InWorld Art Therapy

Ginger PooleI was recently introduced to colleague Ginger Poole, a User Experience specialist and Information Architect who is completing a Masters in virtual art therapy.

“I feel that with ten million girls shopping for Barbie in 3D and two million Webkins in 3D worlds, the next generation sees 3D worlds the way teens now see Text Message and YouTube. It will be expected that everything will be virtual world from shopping to researching. Art therapy has a great opportunity to be of help to a generation in the media they are accustomed to, we just have to figure out how it works and how kids are relating to it. It’s time to start researching what works and what doesn’t’ work now.”

Ginger studied fine arts and worked in graphic design for ten years before moving into web development. “It was an exciting time to be involved with technology and I put down my personal art.” Five years later, during a personal crisis, she picked up her camera and started to take photos of children and discovered other forms of art could give her the same therapeutic benefits. So she made the decision to study art therapy, “I decided I wanted to help others find that comfort and healing too.”

” Group virtual world art therapy (InWorld Art Therapy) is entirely new. I have found only one person working in this medium so I would love to hear from anybody who might be interested or already trying this out. I will be doing the first research in September..”

” My target audience is high school students that refuse to come to a group therapy session or are more open to electronic means of communication than verbal.

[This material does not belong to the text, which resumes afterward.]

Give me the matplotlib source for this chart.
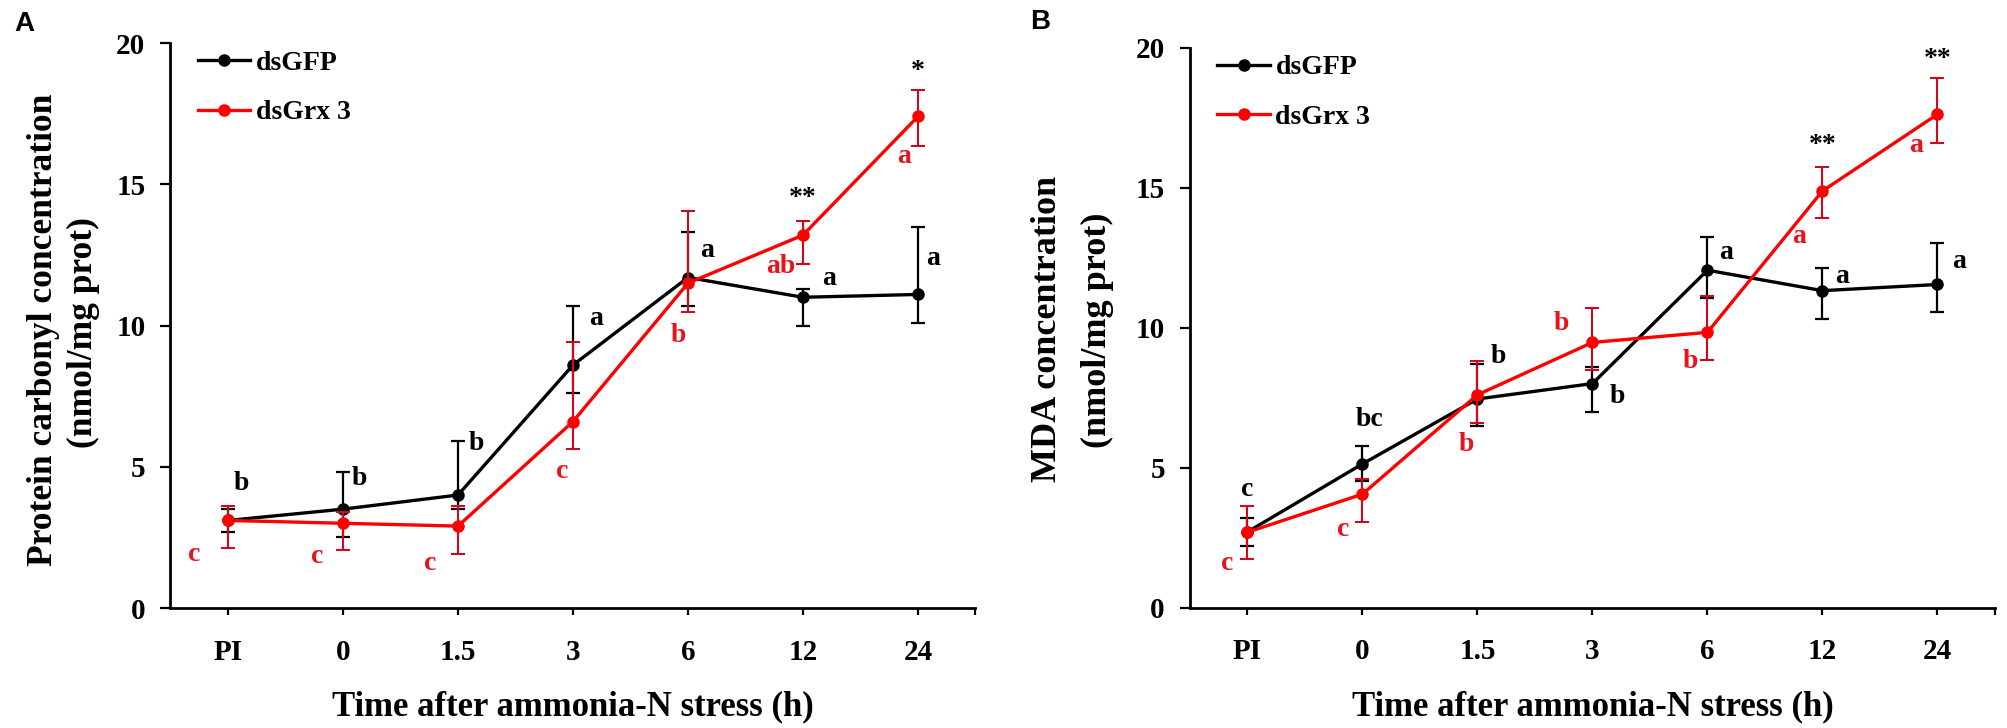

Ginger expects students to:

  • be more willing to reveal more when “hidden” behind an avatar
  • practice social skills like assertiveness, honesty, empathy as practice for face to face encounters
  • feel a sense of community and relationship (compared to being online alone)
  • express themselves through 3D art which may more familiar to them

Although not intended to be a substitute for in-person art therapy, it provides an alternative for youth who don’t like the idea of participating in traditional art therapy. “Also, safety is of utmost concern. InWorld Art Therapy can only be conducted if you know the person’s real name, location and cell phone number and of course if the person is a minor, with parental consent.”

If you know of anybody else working in this field, please leave a comment. What do you think about using virtual worlds for therapy?

3 thoughts on “InWorld Art Therapy

  1. Peter

    Hello,

    There are several people working on this concept including myself.

    I developed a model for thinkng of art in a cognitive science model to inform process and therapy. I did a research study on consumer preferences of an interactive art therapy website in my undergrad.

    The Center for Arts in Health Research and Education at the University of Floriday has an intranet with gallery and chat for children in their cancer unit.

    Cathy Malchiodi wrote a book on virtual art therapy in the last fifteen years.

    Most of this I did not know either until I had spent time thinking I was alone, and I found it while searching.

    Kate Collie, http://www.katecollie.com, did a usability study on online group art therapy while a doctoral student at the University of British Columbia.

    I have been working to get an art therapy interactive system and social networking site up, and have been encouraged to produce a newer presentation of my models and research to propose, as a lack of funding makes it difficult when one works in mental health. Which I do.

    The NIH has grants for technology transfer from small businesses who want to research efficacy of new technologies in joint effort with institutions.

    There are media labs around the world concretizing empathic, sensititive computer programs, and developing wearable computers and facial recognition programs for the virtual world.

    Be in touch.
    Peter

  2. Lindsay

    HI,

    I am in the UK and work as an online counsellor for yp using chat rooms. I am an integrative therapist that uses play and creative techniques in my practice and I am just starting a piece of research on the use of fantasy online games in therapy with children and young people, bases along the lines of the use of play therapy.

    Also thanks to Peter – I shall look up the auther he mentioned!

    Its nice to know that there are other people out there also looking into this kind of work.